I suspect he just did not want to be fired in private. He wanted to grand stand.
Well, I guess you are saying Preet was a big boy and knew where to draw the line which he did.
Being fired was a better move for him for sure as it gives him an air of integrity facing down a fundamentally corrupt president. We all know that in NYC developers needed to deal with the mob, it is part of the territory. In 1987 Trump was refused a casino license in Australia because of his mob connections. Trump's superpower is being shameless about exploiting personal contacts.
Schumer... I was reading the other version and it rings true because of Trump's inappropriate behavior with Comey.
https://www.nytimes.com/2017/06/11/us/politics/preet-bharara-trump-contacts.html
Preet Bharara, the former United States attorney in Manhattan, said on Sunday that President Trump tried to cultivate a relationship with him in the months before he was abruptly fired in March.
Mr. Bharara said the contacts with Mr. Trump made him increasingly uncomfortable because they broke with longstanding Justice Department rules on communicating with the White House. Mr. Bharara, who first publicly disclosed the contacts and his concerns about them after he was fired, said Mr. Trump’s communications were strikingly similar to those between the president and those described by the former F.B.I. director, James B. Comey, who was fired last month.
“When I’ve been reading the stories of how the president has been contacting Jim Comey over time, felt a little bit like déjà vu,” Mr. Bharara said Sunday on “This Week” on ABC.

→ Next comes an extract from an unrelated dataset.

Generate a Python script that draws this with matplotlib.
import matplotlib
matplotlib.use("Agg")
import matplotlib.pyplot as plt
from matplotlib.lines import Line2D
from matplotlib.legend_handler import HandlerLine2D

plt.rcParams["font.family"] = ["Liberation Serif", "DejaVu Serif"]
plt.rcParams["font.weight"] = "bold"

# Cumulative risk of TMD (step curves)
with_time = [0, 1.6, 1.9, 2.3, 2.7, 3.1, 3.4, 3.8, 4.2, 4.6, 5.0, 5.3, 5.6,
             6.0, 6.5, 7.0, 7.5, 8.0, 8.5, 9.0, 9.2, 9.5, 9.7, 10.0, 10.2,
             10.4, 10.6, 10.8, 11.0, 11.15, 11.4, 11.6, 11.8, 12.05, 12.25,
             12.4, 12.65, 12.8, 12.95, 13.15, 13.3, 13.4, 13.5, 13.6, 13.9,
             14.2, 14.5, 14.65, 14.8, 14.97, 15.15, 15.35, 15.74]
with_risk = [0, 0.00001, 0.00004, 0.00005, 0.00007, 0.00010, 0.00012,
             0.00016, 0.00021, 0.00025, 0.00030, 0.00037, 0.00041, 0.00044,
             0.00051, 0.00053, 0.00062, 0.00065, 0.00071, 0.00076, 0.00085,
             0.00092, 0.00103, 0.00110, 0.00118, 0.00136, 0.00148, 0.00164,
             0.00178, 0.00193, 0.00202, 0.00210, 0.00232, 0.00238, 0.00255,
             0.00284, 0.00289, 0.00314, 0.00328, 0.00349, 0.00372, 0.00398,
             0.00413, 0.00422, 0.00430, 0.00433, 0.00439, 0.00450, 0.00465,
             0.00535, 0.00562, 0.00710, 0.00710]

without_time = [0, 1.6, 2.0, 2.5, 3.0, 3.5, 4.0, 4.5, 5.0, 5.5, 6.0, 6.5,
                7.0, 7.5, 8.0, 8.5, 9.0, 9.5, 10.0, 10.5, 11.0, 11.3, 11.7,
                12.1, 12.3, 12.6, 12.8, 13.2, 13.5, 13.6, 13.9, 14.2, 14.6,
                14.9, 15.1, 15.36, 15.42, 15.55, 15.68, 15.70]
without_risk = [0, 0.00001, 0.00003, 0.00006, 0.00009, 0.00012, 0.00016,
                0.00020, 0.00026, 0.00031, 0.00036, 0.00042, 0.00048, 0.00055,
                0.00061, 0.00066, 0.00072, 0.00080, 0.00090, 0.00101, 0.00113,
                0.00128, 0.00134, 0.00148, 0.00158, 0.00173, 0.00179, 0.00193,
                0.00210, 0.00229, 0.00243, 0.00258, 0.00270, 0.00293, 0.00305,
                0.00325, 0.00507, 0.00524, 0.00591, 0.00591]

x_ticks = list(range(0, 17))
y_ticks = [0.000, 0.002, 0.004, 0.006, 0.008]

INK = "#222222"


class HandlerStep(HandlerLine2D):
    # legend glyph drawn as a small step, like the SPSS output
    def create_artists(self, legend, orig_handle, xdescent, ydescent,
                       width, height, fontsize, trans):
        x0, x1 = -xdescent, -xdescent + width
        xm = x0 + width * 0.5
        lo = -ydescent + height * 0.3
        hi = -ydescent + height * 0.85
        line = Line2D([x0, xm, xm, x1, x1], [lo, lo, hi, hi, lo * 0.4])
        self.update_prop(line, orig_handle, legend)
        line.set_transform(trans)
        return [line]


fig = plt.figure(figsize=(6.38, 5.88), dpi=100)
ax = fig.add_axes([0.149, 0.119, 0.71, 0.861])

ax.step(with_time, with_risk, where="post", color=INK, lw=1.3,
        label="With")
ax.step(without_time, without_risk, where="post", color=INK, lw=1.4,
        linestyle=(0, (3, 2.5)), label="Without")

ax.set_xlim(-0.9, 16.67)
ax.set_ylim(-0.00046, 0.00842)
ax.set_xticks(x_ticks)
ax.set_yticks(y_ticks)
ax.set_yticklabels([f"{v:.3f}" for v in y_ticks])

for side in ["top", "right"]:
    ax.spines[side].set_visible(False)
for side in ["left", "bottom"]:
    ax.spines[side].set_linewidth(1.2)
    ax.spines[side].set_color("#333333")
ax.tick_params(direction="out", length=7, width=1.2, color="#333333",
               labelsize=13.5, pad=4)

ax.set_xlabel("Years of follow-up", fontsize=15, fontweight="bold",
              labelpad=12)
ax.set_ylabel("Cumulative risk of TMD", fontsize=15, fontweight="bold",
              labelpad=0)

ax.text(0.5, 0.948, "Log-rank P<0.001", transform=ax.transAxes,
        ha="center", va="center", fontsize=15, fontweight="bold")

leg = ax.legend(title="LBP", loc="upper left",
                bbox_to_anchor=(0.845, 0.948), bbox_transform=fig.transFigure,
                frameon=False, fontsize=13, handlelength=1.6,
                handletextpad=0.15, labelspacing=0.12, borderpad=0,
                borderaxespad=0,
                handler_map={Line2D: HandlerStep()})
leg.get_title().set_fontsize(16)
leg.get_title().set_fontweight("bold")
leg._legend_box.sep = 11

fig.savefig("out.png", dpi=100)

In his Senate Intelligence Committee hearing on Thursday, Mr. Comey said he became uneasy with the president’s repeated conversations with him, including a private White House dinner in February. Mr. Comey said he believed that Mr. Trump, who requested his loyalty during the meal, was trying to “create some sort of patronage relationship.”

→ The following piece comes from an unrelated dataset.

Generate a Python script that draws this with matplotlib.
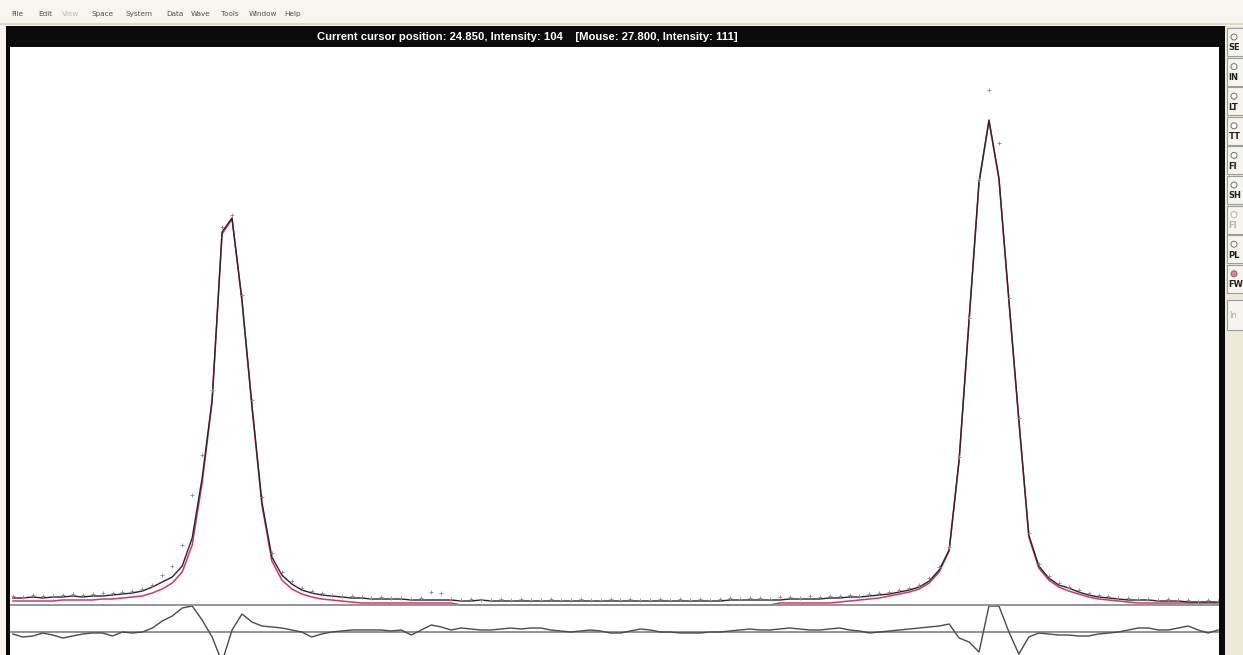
import numpy as np
import matplotlib
matplotlib.use("Agg")
import matplotlib.pyplot as plt
from matplotlib.patches import Rectangle, Ellipse

# ---------------- data ----------------
two_theta = np.round(24.00 + 0.05 * np.arange(122), 2)   # step scan, 0.05 deg

calc_total = [7, 7, 8, 7, 8, 8, 9, 8, 9, 9, 10, 11, 12, 14, 18, 23, 28, 39, 67, 127,
              205, 373, 387, 305, 200, 103, 48, 30, 21, 15, 12, 10, 9, 8, 7, 7, 6, 6, 6, 6,
              5, 5, 5, 5, 5, 4, 4, 5, 4, 4, 4, 4, 4, 4, 4, 4, 4, 4, 4, 4,
              4, 4, 4, 4, 4, 4, 4, 4, 4, 4, 4, 4, 5, 5, 5, 5, 5, 5, 6, 6,
              6, 6, 7, 7, 8, 8, 9, 10, 11, 13, 15, 18, 24, 35, 55, 145, 285, 423, 485, 427,
              305, 185, 70, 39, 27, 20, 17, 13, 10, 8, 7, 6, 5, 5, 5, 4, 4, 4, 3, 3,
              3, 3]

calc_phase = [4, 4, 4, 4, 4, 5, 5, 5, 5, 6, 6, 7, 8, 9, 12, 16, 22, 33, 60, 122,
              203, 371, 386, 304, 198, 100, 44, 25, 16, 11, 8, 6, 5, 4, 3, 2, 2, 2, 2, 2,
              2, 2, 2, 2, 2, 0, 0, 0, 0, 0, 0, 0, 0, 0, 0, 0, 0, 0, 0, 0,
              0, 0, 0, 0, 0, 0, 0, 0, 0, 0, 0, 0, 0, 0, 0, 0, 0, 2, 2, 2,
              2, 2, 2, 3, 4, 5, 6, 7, 9, 11, 13, 16, 22, 33, 54, 144, 284, 422, 484, 426,
              304, 184, 68, 37, 25, 18, 14, 11, 8, 6, 5, 4, 3, 2, 2, 2, 2, 2, 2, 2,
              2, 2]

observed = [9, 8, 10, 9, 9, 10, 11, 10, 11, 12, 12, 13, 14, 16, 20, 30, 39, 60, 110, 150,
            215, 378, 390, 310, 205, 108, 52, 33, 24, 17, 14, 12, 10, 9, 9, 8, 7, 8, 7, 7,
            6, 7, 13, 12, 6, 5, 6, 5, 5, 6, 5, 6, 5, 5, 6, 5, 5, 6, 5, 5,
            6, 5, 6, 5, 5, 6, 5, 6, 5, 6, 5, 6, 7, 6, 7, 7, 6, 8, 8, 7,
            9, 8, 9, 9, 10, 9, 11, 12, 13, 15, 17, 20, 27, 38, 58, 148, 287, 425, 515, 462,
            307, 187, 72, 41, 29, 22, 18, 15, 12, 10, 9, 7, 7, 6, 6, 5, 6, 5, 5, 4,
            5, 4]

difference = [-29, -32, -31, -28, -30, -33, -31, -29, -28, -28, -31, -27, -28, -27, -23, -16, -11, -3, -1, -15,
              -32, -57, -25, -9, -17, -21, -22, -23, -25, -27, -32, -29, -27, -26, -25, -25, -25, -25, -26, -25,
              -30, -25, -20, -22, -25, -23, -24, -25, -25, -24, -23, -24, -23, -23, -25, -26, -27, -26, -25, -26,
              -28, -28, -26, -24, -25, -27, -27, -28, -28, -28, -27, -27, -26, -25, -24, -25, -25, -24, -23, -24,
              -25, -25, -24, -23, -25, -26, -28, -27, -26, -25, -24, -23, -22, -21, -19, -33, -37, -47, -1, -1,
              -27, -49, -32, -28, -29, -30, -30, -31, -31, -29, -28, -27, -25, -23, -23, -25, -25, -23, -21, -25,
              -28, -25]

diff_zero = -27
menu_items = ["File", "Edit", "View", "Space", "System", "Data", "Wave", "Tools", "Window", "Help"]
menu_x = [11, 38, 62, 92, 126, 166, 191, 221, 249, 284]
status_text = "Current cursor position: 24.850, Intensity: 104    [Mouse: 27.800, Intensity: 111]"
side_buttons = ["SE", "IN", "LT", "TT", "FI", "SH", "FI", "PL", "FW"]

# ---------------- figure / window chrome ----------------
W, H = 1243, 655
fig = plt.figure(figsize=(W / 100, H / 100), dpi=100)
fig.patch.set_facecolor("#F7F5EE")


def rect(x0, y0, x1, y1, z=1, **kw):
    fig.add_artist(Rectangle((x0 / W, 1 - y1 / H), (x1 - x0) / W, (y1 - y0) / H,
                             transform=fig.transFigure, zorder=z, **kw))


def ftext(x, y, s, **kw):
    fig.text(x / W, 1 - y / H, s, **kw)


# menu bar
rect(0, 0, W, 23, fc="#F7F5EE", ec="none", z=-5)
rect(0, 23, W, 25, fc="#DDD9CC", ec="none", z=-5)
for name, mx in zip(menu_items, menu_x):
    ftext(mx, 14, name, fontsize=5.2, color="#B8B8B8" if name == "View" else "#505050",
          va="center", ha="left", family="DejaVu Sans")

# plot background
rect(10, 47, 1219, H, fc="white", ec="none", z=-5)
# black frame + status bar
rect(6, 26, 1225, 47, fc="#0A0A0A", ec="none", z=3)
rect(6, 26, 10, H, fc="#0A0A0A", ec="none", z=3)
rect(1219, 26, 1225, H, fc="#0A0A0A", ec="none", z=3)
ftext(527, 37, status_text, color="white", fontsize=8.1, weight="bold",
      ha="center", va="center", family="Liberation Sans", zorder=4)

# right-hand button panel
rect(1225, 26, W, H, fc="#ECE9D8", ec="none", z=2)
for k, lab in enumerate(side_buttons):
    top = 28 + 29.6 * k
    rect(1227, top, W + 3, top + 28, fc="#F5F4EE", ec="#9C9C9C", lw=0.8, z=3)
    disabled = (k == 6)
    col = "#B5B5B5" if disabled else "#202020"
    fill = "#E87A9A" if lab == "FW" else "white"
    fig.add_artist(Ellipse((1234 / W, 1 - (top + 9) / H), 6 / W, 6 / H, transform=fig.transFigure,
                           fc=fill, ec="#B0B0B0" if disabled else "#707070", lw=0.7, zorder=4))
    ftext(1228.5, top + 20, lab, fontsize=6, weight="bold", color=col, va="center", ha="left",
          family="DejaVu Sans", zorder=4)
rect(1227, 300, W + 3, 330, fc="#F5F4EE", ec="#9C9C9C", lw=0.8, z=3)
ftext(1229, 316, "In", fontsize=6, color="#A8A8A8", va="center", ha="left", family="DejaVu Sans", zorder=4)

# ---------------- plot ----------------
ax = fig.add_axes([10 / W, 0, 1209 / W, 608 / H])
ax.set_axis_off()
ax.set_xlim(23.98544, 30.05472)
ax.set_ylim(-50, 558)

ax.axhline(0, color="#8C8C8C", lw=1.3, zorder=4)
ax.axhline(diff_zero, color="#8C8C8C", lw=1.3, zorder=2)
ax.plot(two_theta, calc_phase, color="#D8336A", lw=1.1, zorder=2)
ax.plot(two_theta, calc_total, color="#262626", lw=1.0, zorder=3)
ax.plot(two_theta, observed, ls="none", marker="+", ms=3, mew=0.6, color="#8A8A8A", zorder=5)
ax.plot(two_theta, difference, color="#4A4A4A", lw=1.0, zorder=3)

fig.savefig("out.png", dpi=100, facecolor=fig.get_facecolor())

Mr. Bharara said he had a similar feeling about his conversations with Mr. Trump. “I was in discussions with my own folks, and in reporting the phone call to the chief of staff to the attorney general, I said it appeared to be that he was trying to cultivate some kind of relationship,” he told ABC News, calling the exchanges “a very weird and peculiar thing.”
The first contact between Mr. Trump and Mr. Bharara took place on Nov. 30, on the 26th floor of Trump Tower in Manhattan. Mr. Trump, then the president-elect, praised his work and asked for him to stay on, Mr. Bharara said.

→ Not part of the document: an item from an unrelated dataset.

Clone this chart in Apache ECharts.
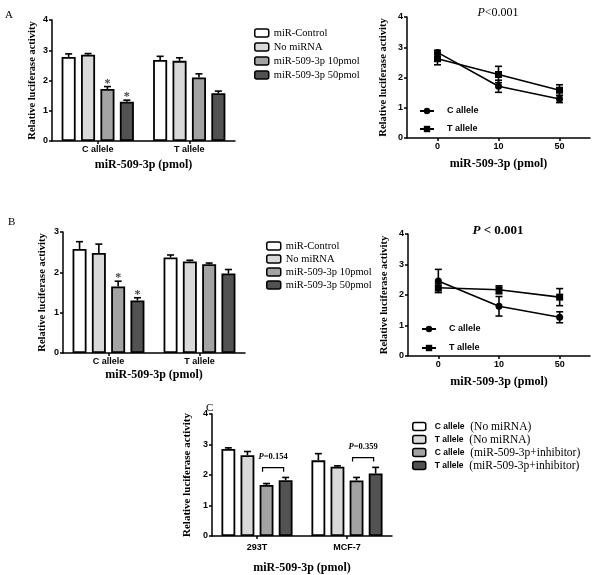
<!DOCTYPE html>
<html><head><meta charset="utf-8">
<script src="https://cdn.jsdelivr.net/npm/echarts@6/dist/echarts.min.js"></script>
<style>html,body{margin:0;padding:0;background:#fff}#c{width:600px;height:575px}</style>
</head><body><div id="c"></div>
<script>
// ---------- DATA ----------
const barNames = ['miR-Control', 'No miRNA', 'miR-509-3p 10pmol', 'miR-509-3p 50pmol'];
const alleleCats = ['C allele', 'T allele'];
// values[series][category]
const aBarMean = [[2.78, 2.68], [2.85, 2.65], [1.72, 2.10], [1.30, 1.58]];
const aBarErr  = [[0.10, 0.12], [0.04, 0.10], [0.08, 0.12], [0.05, 0.07]];
const aBarStar = [[0, 0], [0, 0], [1, 0], [1, 0]];
const bBarMean = [[2.58, 2.37], [2.48, 2.27], [1.65, 2.20], [1.30, 1.97]];
const bBarErr  = [[0.18, 0.06], [0.22, 0.03], [0.13, 0.03], [0.07, 0.10]];
const bBarStar = [[0, 0], [0, 0], [1, 0], [1, 0]];

const doseCats = ['0', '10', '50'];
const lineNames = ['C allele', 'T allele'];
const aLineMean = [[2.83, 1.71, 1.29], [2.62, 2.10, 1.58]];
const aLineErr  = [[0.07, 0.20, 0.12], [0.20, 0.27, 0.18]];
const bLineMean = [[2.46, 1.63, 1.27], [2.24, 2.17, 1.93]];
const bLineErr  = [[0.38, 0.32, 0.18], [0.15, 0.13, 0.28]];

const cellCats = ['293T', 'MCF-7'];
const cNames = ['C allele (No miRNA)', 'T allele (No miRNA)', 'C allele (miR-509-3p+inhibitor)', 'T allele (miR-509-3p+inhibitor)'];
const cBarMean = [[2.85, 2.48], [2.65, 2.27], [1.67, 1.82], [1.83, 2.05]];
const cBarErr  = [[0.04, 0.22], [0.12, 0.03], [0.05, 0.10], [0.09, 0.20]];
const cPvals = ['0.154', '0.359'];
const cBracketTop = [2.24, 2.57];
const cBracketLeg = [2.11, 2.44];
const cPvalY = [2.60, 2.91];

const yTitle = 'Relative luciferase activity';
const xTitle = 'miR-509-3p (pmol)';

// ---------- STYLE ----------
const barColors = ['#ffffff', '#d9d9d9', '#a3a3a3', '#525252'];
const CAT_GAP = 0.21, BAR_GAP = 0.38;
const SERIF = '"Liberation Serif", "Times New Roman", serif';
const SANS = '"Liberation Sans", Arial, sans-serif';

function yAx(grid, max, nameGap, nameSize) {
  return {
    gridIndex: grid, type: 'value', min: 0, max: max, interval: 1,
    name: yTitle, nameLocation: 'middle', nameGap: nameGap,
    nameTextStyle: { fontFamily: SERIF, fontWeight: 'bold', fontSize: nameSize, color: '#000' },
    axisLine: { show: true, lineStyle: { color: '#000', width: 1.5 } },
    axisTick: { show: true, length: 3, lineStyle: { color: '#000', width: 1.5 } },
    axisLabel: { fontFamily: SANS, fontWeight: 'bold', fontSize: 9, color: '#000', margin: 4 },
    splitLine: { show: false }
  };
}
function xAx(grid, data, nameGap, labelMargin) {
  return {
    gridIndex: grid, type: 'category', data: data,
    name: xTitle, nameLocation: 'middle', nameGap: nameGap,
    nameTextStyle: { fontFamily: SERIF, fontWeight: 'bold', fontSize: 12, color: '#000' },
    axisLine: { show: true, lineStyle: { color: '#000', width: 1.5 } },
    axisTick: { show: true, alignWithLabel: true, length: 3, lineStyle: { color: '#000', width: 1.5 } },
    axisLabel: { fontFamily: SANS, fontWeight: 'bold', fontSize: 9, color: '#000', margin: labelMargin },
    splitLine: { show: false }
  };
}

function barErrRender(params, api) {
  const i = api.value(0), v = api.value(1), e = api.value(2), k = api.value(3), star = api.value(4);
  const band = api.size([1, 0])[0];
  const groupW = band * (1 - CAT_GAP);
  const bw = groupW / (4 + 3 * BAR_GAP);
  const base = api.coord([i, v]);
  const cx = base[0] - groupW / 2 + bw / 2 + k * bw * (1 + BAR_GAP);
  const y0 = base[1];
  const y1 = api.coord([i, v + e])[1];
  const cap = bw * 0.5;
  const st = { stroke: '#000', lineWidth: 1.6 };
  const ch = [
    { type: 'line', shape: { x1: cx, y1: y0, x2: cx, y2: y1 }, style: st },
    { type: 'line', shape: { x1: cx - cap / 2, y1: y1, x2: cx + cap / 2, y2: y1 }, style: st }
  ];
  if (star) ch.push({ type: 'text', style: { text: '*', x: cx, y: y1 - 3, align: 'center', verticalAlign: 'middle', font: 'bold 12px ' + SERIF, fill: '#444' } });
  return { type: 'group', children: ch };
}
function lineErrRender(params, api) {
  const x = api.value(0), v = api.value(1), e = api.value(2);
  const p = api.coord([x, v]);
  const t = api.coord([x, v + e])[1];
  const b = api.coord([x, v - e])[1];
  const c = 3.5;
  const st = { stroke: '#000', lineWidth: 1.6 };
  return { type: 'group', children: [
    { type: 'line', shape: { x1: p[0], y1: t, x2: p[0], y2: b }, style: st },
    { type: 'line', shape: { x1: p[0] - c, y1: t, x2: p[0] + c, y2: t }, style: st },
    { type: 'line', shape: { x1: p[0] - c, y1: b, x2: p[0] + c, y2: b }, style: st }
  ] };
}
function bracketRender(params, api) {
  const i = api.value(0), top = api.value(1), leg = api.value(2), py = api.value(3), idx = api.value(4);
  const band = api.size([1, 0])[0];
  const groupW = band * (1 - CAT_GAP);
  const bw = groupW / (4 + 3 * BAR_GAP);
  const c0 = api.coord([i, top]);
  const xa = c0[0] - groupW / 2 + bw / 2 + 2 * bw * (1 + BAR_GAP) - 4;
  const xb = c0[0] - groupW / 2 + bw / 2 + 3 * bw * (1 + BAR_GAP) - 2;
  const yt = c0[1];
  const yl = api.coord([i, leg])[1];
  const yp = api.coord([i, py])[1];
  return { type: 'group', children: [
    { type: 'polyline', shape: { points: [[xa, yl], [xa, yt], [xb, yt], [xb, yl]] }, style: { stroke: '#000', lineWidth: 1.2, fill: null } },
    { type: 'text', style: { text: '{i|P}{n|=' + cPvals[idx] + '}', x: (xa + xb) / 2, y: yp, align: 'center', verticalAlign: 'middle',
      rich: { i: { fontFamily: SERIF, fontStyle: 'italic', fontWeight: 'bold', fontSize: 8.5, fill: '#000' }, n: { fontFamily: SERIF, fontWeight: 'bold', fontSize: 8.5, fill: '#000' } } } }
  ] };
}

function barSeries(names, means, axis) {
  return names.map((n, k) => ({
    name: n, type: 'bar', xAxisIndex: axis, yAxisIndex: axis,
    barCategoryGap: (CAT_GAP * 100) + '%', barGap: (BAR_GAP * 100) + '%',
    itemStyle: { color: barColors[k], borderColor: '#000', borderWidth: 1.8 },
    data: means[k], silent: true, animation: false
  }));
}
function barErrSeries(means, errs, stars, axis) {
  const d = [];
  means.forEach((row, k) => row.forEach((v, i) => d.push([i, v, errs[k][i], k, stars ? stars[k][i] : 0])));
  return { type: 'custom', xAxisIndex: axis, yAxisIndex: axis, renderItem: barErrRender, data: d, z: 5, silent: true, animation: false };
}
function lineSeries(means, errs, axis) {
  const out = [];
  const syms = ['circle', 'rect'];
  means.forEach((row, k) => {
    out.push({ name: lineNames[k], type: 'line', xAxisIndex: axis, yAxisIndex: axis, data: row,
      symbol: syms[k], symbolSize: 7, showSymbol: true,
      lineStyle: { color: '#000', width: 1.6 }, itemStyle: { color: '#000' }, z: 4, silent: true, animation: false });
    out.push({ type: 'custom', xAxisIndex: axis, yAxisIndex: axis, renderItem: lineErrRender,
      data: row.map((v, i) => [i, v, errs[k][i]]), z: 5, silent: true, animation: false });
  });
  return out;
}

const series = [].concat(
  barSeries(barNames, aBarMean, 0), [barErrSeries(aBarMean, aBarErr, aBarStar, 0)],
  lineSeries(aLineMean, aLineErr, 1),
  barSeries(barNames, bBarMean, 2), [barErrSeries(bBarMean, bBarErr, bBarStar, 2)],
  lineSeries(bLineMean, bLineErr, 3),
  barSeries(cNames, cBarMean, 4), [barErrSeries(cBarMean, cBarErr, null, 4)],
  [{ type: 'custom', xAxisIndex: 4, yAxisIndex: 4, renderItem: bracketRender, z: 6, silent: true, animation: false,
     data: cellCats.map((c, i) => [i, cBracketTop[i], cBracketLeg[i], cPvalY[i], i]) }]
);

const barLegendBase = {
  orient: 'vertical', itemWidth: 14, itemHeight: 8, selectedMode: false,
  textStyle: { fontFamily: SERIF, fontSize: 10.5, color: '#000', lineHeight: 12 },
  itemStyle: { borderColor: '#000', borderWidth: 1.5 }
};
const lineLegendBase = {
  orient: 'vertical', itemWidth: 14, itemHeight: 8, selectedMode: false, data: lineNames,
  textStyle: { fontFamily: SANS, fontWeight: 'bold', fontSize: 9, color: '#000', lineHeight: 12, padding: [0, 0, 0, 8] }
};

const option = {
  backgroundColor: '#fff',
  animation: false,
  grid: [
    { left: 52, top: 20, width: 183, height: 121 },
    { left: 407, top: 17, width: 183, height: 121 },
    { left: 63, top: 232, width: 182, height: 121 },
    { left: 408, top: 234, width: 182, height: 122 },
    { left: 212, top: 414, width: 180, height: 122 }
  ],
  xAxis: [
    xAx(0, alleleCats, 18, 4.5),
    xAx(1, doseCats, 20, 4.5),
    xAx(2, alleleCats, 16, 4.5),
    xAx(3, doseCats, 20, 4.5),
    xAx(4, cellCats, 26, 7)
  ],
  yAxis: [
    yAx(0, 4, 14, 10.5),
    yAx(1, 4, 18, 10.5),
    yAx(2, 3, 15, 10.5),
    yAx(3, 4, 18, 10.5),
    yAx(4, 4, 19, 11)
  ],
  legend: [
    Object.assign({}, barLegendBase, { data: barNames, left: 249, top: 22, itemGap: 2 }),
    Object.assign({}, barLegendBase, { data: barNames, left: 261, top: 235, itemGap: 1 }),
    Object.assign({}, lineLegendBase, { left: 414, top: 100, itemGap: 6 }),
    Object.assign({}, lineLegendBase, { left: 416, top: 318, itemGap: 7 }),
    Object.assign({}, barLegendBase, { data: cNames, left: 407, top: 415, itemGap: 0, itemWidth: 13,
      textStyle: { color: '#000', lineHeight: 13,
        rich: { a: { fontFamily: SANS, fontWeight: 'bold', fontSize: 8.5, color: '#000', padding: [0, 0, 0, 4] },
                b: { fontFamily: SERIF, fontSize: 11.5, color: '#000' } } },
      formatter: function (n) { const i = n.indexOf(' ('); return '{a|' + n.slice(0, i) + '}{b|  ' + n.slice(i + 1) + '}'; } })
  ],
  graphic: [
    { type: 'text', left: 5, top: 10, style: { text: 'A', font: '11px ' + SERIF, fill: '#000' } },
    { type: 'text', left: 8, top: 217, style: { text: 'B', font: '11px ' + SERIF, fill: '#000' } },
    { type: 'text', left: 206, top: 403, style: { text: 'C', font: '11px ' + SERIF, fill: '#000' } },
    { type: 'text', x: 498, y: 13, style: { text: '{i|P}{n|<0.001}', align: 'center', verticalAlign: 'middle',
      rich: { i: { fontFamily: SERIF, fontStyle: 'italic', fontSize: 12, fill: '#000' }, n: { fontFamily: SERIF, fontSize: 12, fill: '#000' } } } },
    { type: 'text', x: 498, y: 231, style: { text: '{i|P}{n| < 0.001}', align: 'center', verticalAlign: 'middle',
      rich: { i: { fontFamily: SERIF, fontStyle: 'italic', fontWeight: 'bold', fontSize: 13, fill: '#000' }, n: { fontFamily: SERIF, fontWeight: 'bold', fontSize: 13, fill: '#000' } } } }
  ],
  series: series
};

const chart = echarts.init(document.getElementById('c'), null, { renderer: 'canvas' });
chart.setOption(option);
</script>
</body></html>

About two weeks later, Mr. Bharara said he missed a call from Mr. Trump, leading him to consult with his senior aides about whether it was appropriate to return the call. Because Mr. Trump was not yet president, Mr. Bharara said he believed it was fine to call him.
“He called me in December — ostensibly just to shoot the breeze — and asked me how I was doing and wanted to make sure I was O.K.,” Mr. Bharara said on Sunday. “It was a little bit uncomfortable, but he was not the president, he was only the president-elect.”
Mr. Trump called a second time two days before his Jan. 20 inauguration, in which the president-elect just wanted to “check in and shoot the breeze,” Mr. Bharara said. The final contact occurred March 9, a day before Mr. Bharara was among 46 United States attorneys asked to resign.
Mr. Trump was then president, so Mr. Bharara said he declined to return the call and reported it to the chief of staff of Attorney General Jeff Sessions. Mr. Bharara refused to resign and was fired on March 11.
“To this day I have no idea why I was fired,” he said. “You know, it doesn’t bother me. I’m living a great good life, and very happily.”
Yup, "Mr Bharara was among 46 other united states attorneys asked to resign." Situation normal unless someone has led you to believe that you are special. Except Schumer had spoken with Trump and felt that he had assurances that preet was going to be protected. Note that neither preet and comey ever saw anything that caused them to resign to maintain their hoity toity allegedly stellar professionalism UNTIL AFTER THEY WERE FIRED. If they had not been fired they would still be there and okay with it, whatever "it" is.